Me: NO HOT DOG SMOOTHIES
I just wish I had the confidence of my husband who thinks everything only takes 5 minutes.
My bag of chocolate-covered espresso beans is empty.
In unrelated news, my daughter is swinging Tarzan-style from the ceiling lamp.
🎶 It’s raining yen. Hallelujah, it’s raining yen
– Winners of the Japanese lottery, probably
How dare you incinerate that I don’t know big words.
I’ve watched hardened criminals stare each other down on the prison yard but nothing comes close to two four year old girls walking past each other on Halloween sizing up each other’s costumes
I hate my job. The work sucks. The people suck. The pay sucks.
*looks up and sees motivational poster on wall*
Well this changes everything
hear me out…
…lasagna-flavoured cologne
not lasagna-scented, i said flavoured
*licks wrists*
You guys are all saying that it’s a parody account that tweeted that she was offended when a guy opened a door for her but the same thing happened with me. I too held open a door for a lady she yelled at me and told me to get out of the ladies bathroom.
I can count the number of times I’ve made my own fireworks on one hand. In fact, I have to.

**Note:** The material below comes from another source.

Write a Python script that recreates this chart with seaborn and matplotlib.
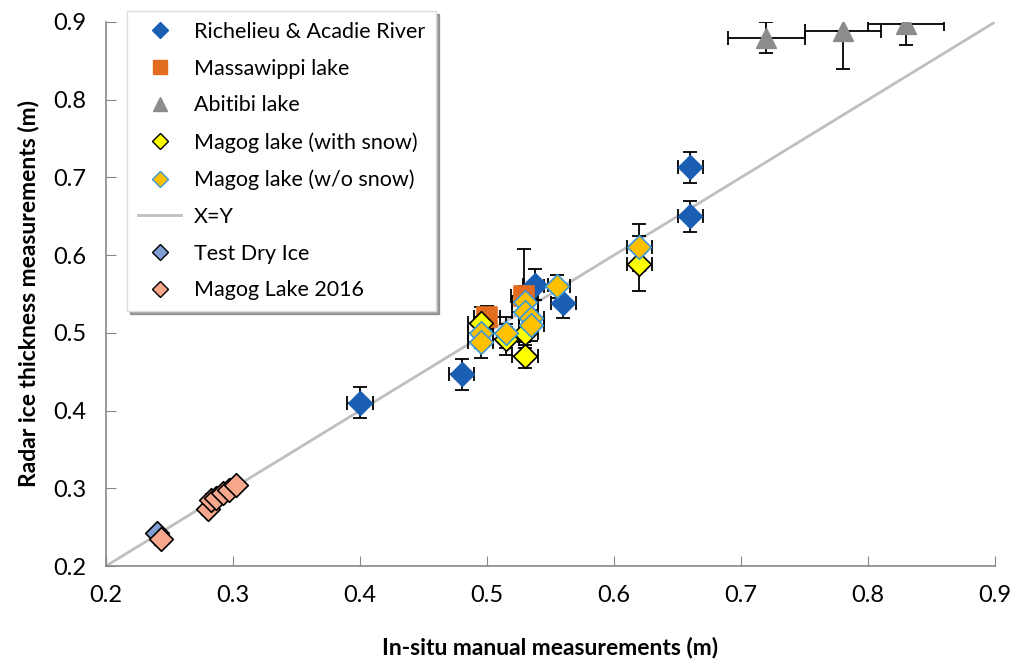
import matplotlib
matplotlib.use("Agg")
from matplotlib import pyplot as plt
from matplotlib.lines import Line2D
import numpy as np
import pandas as pd
import seaborn as sns

# Richelieu & Acadie River
rich_x = [0.40, 0.48, 0.538, 0.56, 0.66, 0.66]
rich_y = [0.41, 0.447, 0.562, 0.539, 0.713, 0.65]
rich_xerr = [0.01, 0.01, 0.01, 0.01, 0.01, 0.01]
rich_yerr = [0.02, 0.02, 0.02, 0.02, 0.02, 0.02]

# Massawippi lake
mass_x = [0.50, 0.529]
mass_y = [0.52, 0.548]
mass_xerr = [0.01, 0.01]
mass_yerr = [0.015, 0.06]

# Abitibi lake (asymmetric errors)
abi_x = [0.72, 0.78, 0.83]
abi_y = [0.88, 0.888, 0.898]
abi_xerr_lo = [0.03, 0.03, 0.03]
abi_xerr_hi = [0.03, 0.03, 0.03]
abi_yerr_lo = [0.02, 0.048, 0.028]
abi_yerr_hi = [0.02, 0.0, 0.0]

# Magog lake (with snow)
snow_x = [0.495, 0.515, 0.53, 0.53, 0.62]
snow_y = [0.513, 0.492, 0.50, 0.47, 0.589]
snow_xerr = [0.01, 0.01, 0.01, 0.01, 0.01]
snow_yerr = [0.02, 0.02, 0.02, 0.015, 0.035]

# Magog lake (w/o snow)
nosnow_x = [0.495, 0.495, 0.515, 0.53, 0.53, 0.535, 0.535, 0.555, 0.62]
nosnow_y = [0.50, 0.488, 0.50, 0.54, 0.527, 0.519, 0.51, 0.56, 0.61]
nosnow_xerr = [0.01] * 9
nosnow_yerr = [0.02, 0.02, 0.02, 0.02, 0.02, 0.02, 0.02, 0.015, 0.03]

# Test Dry Ice
dry_x = [0.24]
dry_y = [0.243]

# Magog Lake 2016
m16_x = [0.243, 0.28, 0.283, 0.287, 0.292, 0.297, 0.302]
m16_y = [0.235, 0.274, 0.285, 0.288, 0.294, 0.298, 0.304]
m16_err = [0.004] * 7

ticks = [0.2, 0.3, 0.4, 0.5, 0.6, 0.7, 0.8, 0.9]

plt.rcParams['font.family'] = ['Lato', 'DejaVu Sans']
fig = plt.figure(figsize=(10.13, 6.6), dpi=100)
ax = fig.add_axes([0.1046, 0.1424, 0.8777, 0.8243])

# X=Y line
sns.lineplot(x=[0.2, 0.9], y=[0.2, 0.9], color='#bfbfbf', linewidth=2, ax=ax, zorder=1)

ebkw = dict(fmt='none', ecolor='black', elinewidth=1.3, capsize=5, capthick=1.3, zorder=2)
ax.errorbar(rich_x, rich_y, xerr=rich_xerr, yerr=rich_yerr, **ebkw)
ax.errorbar(mass_x, mass_y, xerr=mass_xerr, yerr=mass_yerr, **ebkw)
ax.errorbar(abi_x, abi_y, xerr=[abi_xerr_lo, abi_xerr_hi], yerr=[abi_yerr_lo, abi_yerr_hi], **ebkw)
ax.errorbar(snow_x, snow_y, xerr=snow_xerr, yerr=snow_yerr, **ebkw)
ax.errorbar(nosnow_x, nosnow_y, xerr=nosnow_xerr, yerr=nosnow_yerr, **ebkw)
ax.errorbar(m16_x, m16_y, xerr=m16_err, yerr=m16_err, **ebkw)

groups = [
    ("Richelieu & Acadie River", rich_x, rich_y, 'D', '#1a5fb4', '#1a5fb4', 145),
    ("Massawippi lake", mass_x, mass_y, 's', '#e46c1e', '#e46c1e', 190),
    ("Abitibi lake", abi_x, abi_y, '^', '#8c8c8c', '#8c8c8c', 200),
    ("Magog lake (with snow)", snow_x, snow_y, 'D', '#ffff00', 'black', 145),
    ("Magog lake (w/o snow)", nosnow_x, nosnow_y, 'D', '#ffc000', '#3a9ad9', 145),
    ("Test Dry Ice", dry_x, dry_y, 'D', '#7f9fd4', 'black', 145),
    ("Magog Lake 2016", m16_x, m16_y, 'D', '#f7a88c', 'black', 145),
]
for name, xs, ys, mk, fc, ec, s in groups:
    sns.scatterplot(x=xs, y=ys, marker=mk, color=fc, edgecolor=ec, linewidth=1.2,
                    s=s, ax=ax, zorder=3, legend=False)

ax.set_xlim(0.2, 0.9)
ax.set_ylim(0.2, 0.9)
ax.set_xticks(ticks)
ax.set_yticks(ticks)
ax.set_xticklabels([f"{v:.1f}" for v in ticks])
ax.set_yticklabels([f"{v:.1f}" for v in ticks])
ax.tick_params(direction='in', length=7, color='#888888', labelsize=17)
ax.tick_params(axis='x', pad=14)
ax.tick_params(axis='y', pad=14)
for sp in ['top', 'right']:
    ax.spines[sp].set_visible(False)
for sp in ['left', 'bottom']:
    ax.spines[sp].set_color('#888888')
    ax.spines[sp].set_linewidth(1.2)
ax.set_xlabel("In-situ manual measurements (m)", fontsize=16.5, fontweight='bold', labelpad=22)
ax.set_ylabel("Radar ice thickness measurements (m)", fontsize=16.5, fontweight='bold', labelpad=10)

handles = []
for name, xs, ys, mk, fc, ec, s in groups[:5]:
    handles.append(Line2D([], [], linestyle='none', marker=mk, markerfacecolor=fc,
                          markeredgecolor=ec, markersize=10 if mk != 'D' else 8, label=name))
handles.append(Line2D([], [], color='#bfbfbf', linewidth=2, label='X=Y'))
for name, xs, ys, mk, fc, ec, s in groups[5:]:
    handles.append(Line2D([], [], linestyle='none', marker=mk, markerfacecolor=fc,
                          markeredgecolor=ec, markersize=8, label=name))
leg = ax.legend(handles=handles, loc='upper left', bbox_to_anchor=(0.012, 1.04),
                fontsize=15.5, frameon=True, fancybox=False, shadow=True,
                handlelength=2.0, handletextpad=0.6, labelspacing=0.78, borderpad=0.5)
leg.get_frame().set_edgecolor('#dddddd')

fig.savefig("out.png", dpi=100)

3yo: Do you want to play princesses with me?
Me: Of course!
3yo: Ok, I’ll be Ariel. Who do you want to be?
Me: Sleeping Beauty.
3yo: How come you always pick her?
Me:
3yo:
Me: *already asleep on the couch*
Child: What’s it called when they stick a spike up your nose and scramble your brain?
Me: A lobotomy?
Child: YES.
Me: Why?
Child: No reason.
Me:
Child:
Me: [wide awake all night]
In the next Mad Max movie instead of fighting over gasoline they should be fighting over toilet paper.
*Texting with my wife while she’s out*
Wife: YOUR SUPPOSED TO BE WASHING DISHES !
Me: YOU’RE *
*Roommate recording a lullaby album in his room*
*me banging on his door* HEY!! Can you sing a little louder?? I’m trying to sleep!!
-Look Jim, I know you mean well, and asking people to help you write messages to your girlfriend is not exactly illegal..
-Right!
-But..
-Ugh, here it goes
-People seam to be scared when you stop them to ask questions, and you know why, Jim
-(drops his head) cause I’m a cop
probably my favorite breakup story is that i ended things with a guy who had two eggs in my fridge & he went to the fridge & got the two eggs, one in each hand, glared at me, and left.
What it said: May cause headache, fatigue, flatulence, weight loss, baldness, and even death.
What I heard: Weight loss.
*doubles dosage*
For cardio I live beyond my means.
Engelbert Humperdinck actually chose that name, he was not born with it.
I think about this a lot.
We get it – “Bacardi” rhymes with “party,” “bottle” rhymes with “model,” and “sex” rhymes with “text.” You rappers can stop rapping now.